Pete took the job with the idea of starting his own brand, Octeine, which would bring together the active culture of “walking, running, socialising – actually getting outside, doing things, and then that association with coffee,” he says.

While contract roasting at Coffee World in Welland, Octeine entered the market and picked up a couple of contracts supplying beans to local cafés.

The team behind gym V2 Fit approached Pete, looking for an operator to open a café in front of their new Kent Town store. He jumped at the opportunity to give Octeine a home, and launched the King William Street, Kent Town Octeine Coffee shopfront in March this year.

Pete had a clear idea of the coffee Octeine would serve at its café: a roast profile with an intense flavour designed to cut through milk and still taste great as a black coffee.

But there were other requirements Pete wanted to meet; in founding Octeine, he wanted to create a space with clear environmental and sustainable goals.

Octeine sources the majority of its green coffee beans from Latorre & Dutch, a Sydney supplier with a Port Adelaide warehouse, who, he says, are “highly traceable, ethically sourced.”

“I think if you’re not doing that in coffee now, you shouldn’t be in coffee,” he says. “It’s really important to understand where your coffee comes from.”

The business also draws from local suppliers: brownies from Four Seeds, Portuguese custard tarts from Saudade, Juice Institute cold-pressed juices, Raw Bliss raw treats, Sweet Nectar desserts, and sourdough from SheOak Baker, and all the ingredients used in the cafés food prep space comes from AMJ Produce.

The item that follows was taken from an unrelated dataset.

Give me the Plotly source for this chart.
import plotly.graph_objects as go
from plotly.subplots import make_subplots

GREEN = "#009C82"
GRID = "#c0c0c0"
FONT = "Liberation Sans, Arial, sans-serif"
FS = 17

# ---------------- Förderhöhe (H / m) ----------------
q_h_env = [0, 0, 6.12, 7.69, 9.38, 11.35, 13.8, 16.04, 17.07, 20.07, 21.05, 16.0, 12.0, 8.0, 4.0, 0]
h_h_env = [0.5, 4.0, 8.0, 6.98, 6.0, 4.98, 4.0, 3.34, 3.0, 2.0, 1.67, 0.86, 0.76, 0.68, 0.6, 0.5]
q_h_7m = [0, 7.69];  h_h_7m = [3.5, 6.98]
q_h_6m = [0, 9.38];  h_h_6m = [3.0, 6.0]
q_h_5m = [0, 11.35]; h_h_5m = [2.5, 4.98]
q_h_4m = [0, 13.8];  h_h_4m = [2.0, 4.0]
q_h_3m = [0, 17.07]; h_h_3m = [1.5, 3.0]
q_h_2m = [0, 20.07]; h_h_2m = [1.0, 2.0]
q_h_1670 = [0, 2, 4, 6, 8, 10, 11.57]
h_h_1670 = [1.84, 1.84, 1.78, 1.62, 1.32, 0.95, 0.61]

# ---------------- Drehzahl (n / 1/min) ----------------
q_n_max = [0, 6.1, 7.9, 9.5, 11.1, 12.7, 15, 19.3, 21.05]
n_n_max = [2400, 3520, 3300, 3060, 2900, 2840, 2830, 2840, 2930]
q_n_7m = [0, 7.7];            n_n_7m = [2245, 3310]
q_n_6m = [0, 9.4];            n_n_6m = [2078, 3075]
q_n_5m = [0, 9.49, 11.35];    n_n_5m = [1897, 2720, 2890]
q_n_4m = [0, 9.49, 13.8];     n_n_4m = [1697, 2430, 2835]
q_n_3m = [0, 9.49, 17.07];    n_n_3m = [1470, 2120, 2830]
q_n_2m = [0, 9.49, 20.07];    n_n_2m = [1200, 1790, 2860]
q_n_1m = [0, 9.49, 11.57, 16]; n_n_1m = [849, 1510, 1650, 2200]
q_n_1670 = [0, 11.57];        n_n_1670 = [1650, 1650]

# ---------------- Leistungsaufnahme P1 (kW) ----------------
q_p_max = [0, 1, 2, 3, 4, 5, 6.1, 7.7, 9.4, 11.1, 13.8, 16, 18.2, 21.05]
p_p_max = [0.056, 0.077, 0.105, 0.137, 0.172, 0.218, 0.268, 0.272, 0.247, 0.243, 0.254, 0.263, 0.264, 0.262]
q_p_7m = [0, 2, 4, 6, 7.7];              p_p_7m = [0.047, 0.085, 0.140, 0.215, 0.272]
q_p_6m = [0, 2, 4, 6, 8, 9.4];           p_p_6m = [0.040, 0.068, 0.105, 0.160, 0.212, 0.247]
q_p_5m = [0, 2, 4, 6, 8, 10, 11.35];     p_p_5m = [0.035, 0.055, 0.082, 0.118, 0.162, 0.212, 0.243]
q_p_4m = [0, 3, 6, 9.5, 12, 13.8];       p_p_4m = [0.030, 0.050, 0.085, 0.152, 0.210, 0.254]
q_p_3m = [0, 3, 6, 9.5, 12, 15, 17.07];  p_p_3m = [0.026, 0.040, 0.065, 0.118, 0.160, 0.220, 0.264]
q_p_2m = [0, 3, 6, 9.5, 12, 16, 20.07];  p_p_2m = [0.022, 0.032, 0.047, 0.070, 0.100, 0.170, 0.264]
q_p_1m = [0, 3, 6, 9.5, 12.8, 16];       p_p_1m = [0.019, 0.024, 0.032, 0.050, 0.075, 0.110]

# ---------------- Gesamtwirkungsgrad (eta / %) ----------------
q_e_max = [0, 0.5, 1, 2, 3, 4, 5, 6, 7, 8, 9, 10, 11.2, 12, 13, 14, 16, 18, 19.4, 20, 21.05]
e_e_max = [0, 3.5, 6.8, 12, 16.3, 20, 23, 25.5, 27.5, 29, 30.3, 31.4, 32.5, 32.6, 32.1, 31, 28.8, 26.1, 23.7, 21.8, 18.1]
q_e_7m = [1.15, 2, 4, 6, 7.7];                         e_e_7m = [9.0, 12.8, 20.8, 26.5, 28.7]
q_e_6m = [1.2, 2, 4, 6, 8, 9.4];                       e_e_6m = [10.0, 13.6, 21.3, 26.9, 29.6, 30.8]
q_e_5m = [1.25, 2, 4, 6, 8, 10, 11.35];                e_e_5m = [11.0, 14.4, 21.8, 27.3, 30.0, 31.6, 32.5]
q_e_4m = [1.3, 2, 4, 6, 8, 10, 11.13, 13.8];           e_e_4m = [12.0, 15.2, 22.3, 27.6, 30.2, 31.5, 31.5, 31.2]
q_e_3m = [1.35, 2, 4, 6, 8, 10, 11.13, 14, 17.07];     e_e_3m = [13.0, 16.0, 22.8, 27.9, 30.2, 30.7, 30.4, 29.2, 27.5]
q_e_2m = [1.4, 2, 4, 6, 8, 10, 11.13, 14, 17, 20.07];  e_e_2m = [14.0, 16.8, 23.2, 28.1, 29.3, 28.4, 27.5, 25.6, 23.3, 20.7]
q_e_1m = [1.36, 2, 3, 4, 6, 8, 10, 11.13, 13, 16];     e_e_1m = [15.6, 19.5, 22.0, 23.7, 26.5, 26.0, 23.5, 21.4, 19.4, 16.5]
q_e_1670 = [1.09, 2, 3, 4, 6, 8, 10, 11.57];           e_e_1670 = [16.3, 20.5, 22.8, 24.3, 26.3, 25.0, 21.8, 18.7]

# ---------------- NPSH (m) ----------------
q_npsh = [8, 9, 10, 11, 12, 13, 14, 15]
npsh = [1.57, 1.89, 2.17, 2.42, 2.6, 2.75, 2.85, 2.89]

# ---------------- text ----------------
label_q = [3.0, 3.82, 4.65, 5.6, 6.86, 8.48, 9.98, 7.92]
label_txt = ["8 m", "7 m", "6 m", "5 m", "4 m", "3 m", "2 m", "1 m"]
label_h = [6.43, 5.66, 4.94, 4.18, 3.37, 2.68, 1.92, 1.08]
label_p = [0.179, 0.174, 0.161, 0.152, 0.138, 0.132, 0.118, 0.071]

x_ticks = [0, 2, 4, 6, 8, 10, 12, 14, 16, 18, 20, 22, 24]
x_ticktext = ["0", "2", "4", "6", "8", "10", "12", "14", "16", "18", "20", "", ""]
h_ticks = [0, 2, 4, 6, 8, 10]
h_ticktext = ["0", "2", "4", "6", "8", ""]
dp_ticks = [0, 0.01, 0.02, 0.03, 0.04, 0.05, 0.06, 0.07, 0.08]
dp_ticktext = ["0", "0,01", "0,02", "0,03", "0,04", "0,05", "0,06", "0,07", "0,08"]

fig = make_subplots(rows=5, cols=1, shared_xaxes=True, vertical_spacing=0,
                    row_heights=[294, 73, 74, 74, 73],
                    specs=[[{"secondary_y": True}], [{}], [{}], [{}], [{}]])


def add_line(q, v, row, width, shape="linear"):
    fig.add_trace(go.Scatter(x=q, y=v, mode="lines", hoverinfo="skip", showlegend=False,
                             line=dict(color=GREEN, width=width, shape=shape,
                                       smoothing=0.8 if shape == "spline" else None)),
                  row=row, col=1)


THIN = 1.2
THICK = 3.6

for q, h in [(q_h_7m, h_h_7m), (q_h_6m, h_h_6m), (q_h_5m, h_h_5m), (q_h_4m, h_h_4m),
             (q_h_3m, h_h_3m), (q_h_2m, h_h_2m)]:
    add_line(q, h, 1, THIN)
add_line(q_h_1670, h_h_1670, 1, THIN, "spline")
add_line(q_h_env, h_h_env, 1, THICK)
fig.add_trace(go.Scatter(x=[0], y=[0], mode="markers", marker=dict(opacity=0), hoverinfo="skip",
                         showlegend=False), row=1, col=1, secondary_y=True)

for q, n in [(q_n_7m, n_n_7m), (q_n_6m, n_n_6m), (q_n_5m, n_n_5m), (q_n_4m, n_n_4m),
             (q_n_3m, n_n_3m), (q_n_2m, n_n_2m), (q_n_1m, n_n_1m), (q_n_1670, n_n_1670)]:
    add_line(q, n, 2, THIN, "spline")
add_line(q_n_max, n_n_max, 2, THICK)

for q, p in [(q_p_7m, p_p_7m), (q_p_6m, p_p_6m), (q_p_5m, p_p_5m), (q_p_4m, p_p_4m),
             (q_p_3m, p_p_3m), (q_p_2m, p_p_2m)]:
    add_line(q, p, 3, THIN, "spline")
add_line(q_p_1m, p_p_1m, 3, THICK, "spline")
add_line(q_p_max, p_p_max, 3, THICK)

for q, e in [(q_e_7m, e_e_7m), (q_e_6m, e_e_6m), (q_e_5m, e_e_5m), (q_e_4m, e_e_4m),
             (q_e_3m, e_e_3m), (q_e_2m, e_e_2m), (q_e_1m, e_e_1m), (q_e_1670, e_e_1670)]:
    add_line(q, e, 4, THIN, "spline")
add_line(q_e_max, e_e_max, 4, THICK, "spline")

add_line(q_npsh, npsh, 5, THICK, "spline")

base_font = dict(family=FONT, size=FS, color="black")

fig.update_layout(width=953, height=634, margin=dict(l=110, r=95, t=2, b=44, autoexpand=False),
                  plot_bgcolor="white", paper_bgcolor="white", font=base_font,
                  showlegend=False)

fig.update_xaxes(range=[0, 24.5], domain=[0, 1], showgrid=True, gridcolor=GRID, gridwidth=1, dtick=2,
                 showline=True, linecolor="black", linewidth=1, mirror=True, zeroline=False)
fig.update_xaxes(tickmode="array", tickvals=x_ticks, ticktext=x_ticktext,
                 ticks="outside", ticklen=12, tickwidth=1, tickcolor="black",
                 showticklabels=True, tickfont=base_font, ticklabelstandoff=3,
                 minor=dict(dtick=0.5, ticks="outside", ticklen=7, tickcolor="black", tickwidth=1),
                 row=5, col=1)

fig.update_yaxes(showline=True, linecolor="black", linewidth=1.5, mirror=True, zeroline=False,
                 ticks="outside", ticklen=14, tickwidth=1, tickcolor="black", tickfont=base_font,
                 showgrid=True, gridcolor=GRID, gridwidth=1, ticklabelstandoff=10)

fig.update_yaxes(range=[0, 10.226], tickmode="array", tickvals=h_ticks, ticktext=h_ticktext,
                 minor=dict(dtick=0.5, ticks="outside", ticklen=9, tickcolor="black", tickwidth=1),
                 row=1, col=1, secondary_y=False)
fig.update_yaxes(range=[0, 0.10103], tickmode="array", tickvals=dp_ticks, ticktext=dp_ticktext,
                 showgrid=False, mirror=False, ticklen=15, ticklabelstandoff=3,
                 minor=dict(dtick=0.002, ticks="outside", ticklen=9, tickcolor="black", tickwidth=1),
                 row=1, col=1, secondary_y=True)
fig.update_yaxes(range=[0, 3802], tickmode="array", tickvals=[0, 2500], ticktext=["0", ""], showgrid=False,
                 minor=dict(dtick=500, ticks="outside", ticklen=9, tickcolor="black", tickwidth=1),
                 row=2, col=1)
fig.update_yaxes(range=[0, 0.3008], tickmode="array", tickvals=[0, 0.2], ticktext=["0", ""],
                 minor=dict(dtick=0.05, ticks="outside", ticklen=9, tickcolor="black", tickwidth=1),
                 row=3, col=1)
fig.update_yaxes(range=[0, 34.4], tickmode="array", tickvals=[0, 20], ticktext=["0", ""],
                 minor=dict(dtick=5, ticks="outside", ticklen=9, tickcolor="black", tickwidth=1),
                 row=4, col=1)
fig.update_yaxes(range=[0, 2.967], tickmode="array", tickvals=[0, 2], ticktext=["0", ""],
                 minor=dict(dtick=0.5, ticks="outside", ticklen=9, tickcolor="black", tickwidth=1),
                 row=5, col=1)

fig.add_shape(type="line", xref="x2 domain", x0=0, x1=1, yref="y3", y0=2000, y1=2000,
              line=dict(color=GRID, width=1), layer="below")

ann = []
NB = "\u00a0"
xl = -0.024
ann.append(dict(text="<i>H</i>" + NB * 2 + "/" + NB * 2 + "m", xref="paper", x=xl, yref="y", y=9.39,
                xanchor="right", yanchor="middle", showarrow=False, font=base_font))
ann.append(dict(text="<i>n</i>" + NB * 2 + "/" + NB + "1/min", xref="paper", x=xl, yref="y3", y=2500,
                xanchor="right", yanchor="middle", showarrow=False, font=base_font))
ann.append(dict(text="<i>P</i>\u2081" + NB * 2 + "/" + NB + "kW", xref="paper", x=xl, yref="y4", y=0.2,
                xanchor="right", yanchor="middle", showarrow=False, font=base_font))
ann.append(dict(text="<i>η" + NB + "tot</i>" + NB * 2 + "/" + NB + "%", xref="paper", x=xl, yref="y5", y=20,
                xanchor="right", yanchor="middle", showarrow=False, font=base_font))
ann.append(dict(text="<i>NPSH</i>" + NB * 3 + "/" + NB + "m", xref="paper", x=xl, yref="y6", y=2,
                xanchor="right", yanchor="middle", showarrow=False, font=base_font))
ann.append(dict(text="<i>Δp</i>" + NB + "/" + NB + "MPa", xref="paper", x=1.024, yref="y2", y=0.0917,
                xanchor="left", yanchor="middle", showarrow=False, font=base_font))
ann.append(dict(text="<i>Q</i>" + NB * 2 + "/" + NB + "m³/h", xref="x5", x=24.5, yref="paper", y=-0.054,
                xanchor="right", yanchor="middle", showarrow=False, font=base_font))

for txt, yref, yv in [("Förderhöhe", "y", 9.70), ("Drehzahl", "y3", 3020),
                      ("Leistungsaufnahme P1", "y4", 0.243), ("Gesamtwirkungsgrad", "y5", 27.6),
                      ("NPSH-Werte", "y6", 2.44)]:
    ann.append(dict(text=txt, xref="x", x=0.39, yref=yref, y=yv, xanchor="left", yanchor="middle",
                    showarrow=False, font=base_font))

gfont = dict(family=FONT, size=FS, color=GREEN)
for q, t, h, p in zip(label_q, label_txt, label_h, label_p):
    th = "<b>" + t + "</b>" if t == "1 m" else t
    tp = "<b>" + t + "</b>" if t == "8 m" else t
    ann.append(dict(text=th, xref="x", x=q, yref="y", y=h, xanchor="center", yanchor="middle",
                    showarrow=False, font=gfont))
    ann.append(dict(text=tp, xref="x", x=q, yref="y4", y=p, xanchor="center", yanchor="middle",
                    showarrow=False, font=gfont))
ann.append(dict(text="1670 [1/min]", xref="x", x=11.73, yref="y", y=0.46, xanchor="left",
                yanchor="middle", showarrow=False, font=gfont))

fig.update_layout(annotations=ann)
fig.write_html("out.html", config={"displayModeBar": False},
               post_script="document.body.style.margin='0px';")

Pete also set up the café with a range of in-house green initiatives.

Detpak making it easy

Octeine offers discounts for customers who bring in their own takeaway reusable coffee cups, reusable straws (also available for sale in store), and the café has also signed up to Trashless Takeaway, a site that lists cafés that allow BYO containers for takeaway food.

Pete collaborated with paper and cardboard packaging manufacturer Detpak to incorporate its RecycleMe system in the shop, where Octeine’s coffee cups and lids can be discarded into the on-site RecycleMe bin. Through the system, all the paper used to make the cups is recycled and the plastic lids are upcycled into picture frames.

Customers taking beans home can do so in a specially designed coffee canister Pete created with design firm Crafty (now known as Design People).

The Octeine-branded thin white tube has a soft-sealing lid, a one-way valve sticker in its base, and can be brought back and refilled at a discounted price.

The Octeine take-home coffee beans canister

 

“[This is] the best thing about starting something, right? You can do whatever you want,” he says.

“It throws right back to my geography teaching days, of having that understanding and that knowledge of what we are really doing to our planet. If I can introduce something new, I’d rather introduce it to be as sustainable as possible.

Octeine is still settling into its Kent Town shopfront, but Pete has a long-term goal to open another site that would include a roaster inside the café.

In addition to providing his customers with a convenient way to reduce the ecological damage caused by their morning coffee, Pete hopes to communicate to the public that coffee is an agricultural product – something that is often lost in the many steps between the growing of the coffea plant and the sipping of the flat white.

The information is available in the café in Octeine’s The Book, which sits on every table, but bringing a roaster into the space will solidify the connection, Pete says.

“If you look at Elementary and places like that where the coffee is literally being roasted right there, brewed, served, I think that customer service is a level up from most cafés,” Pete says.

“And that helps people understand that journey that that coffee’s gone on. That’s easier to make those connections. And it’s just something I’d really love to do.”

Octeine is located at 61 King William Street, Kent Town, and opens from 7am ‘til 2pm Monday to Friday and 8am ‘til 12pm Saturday.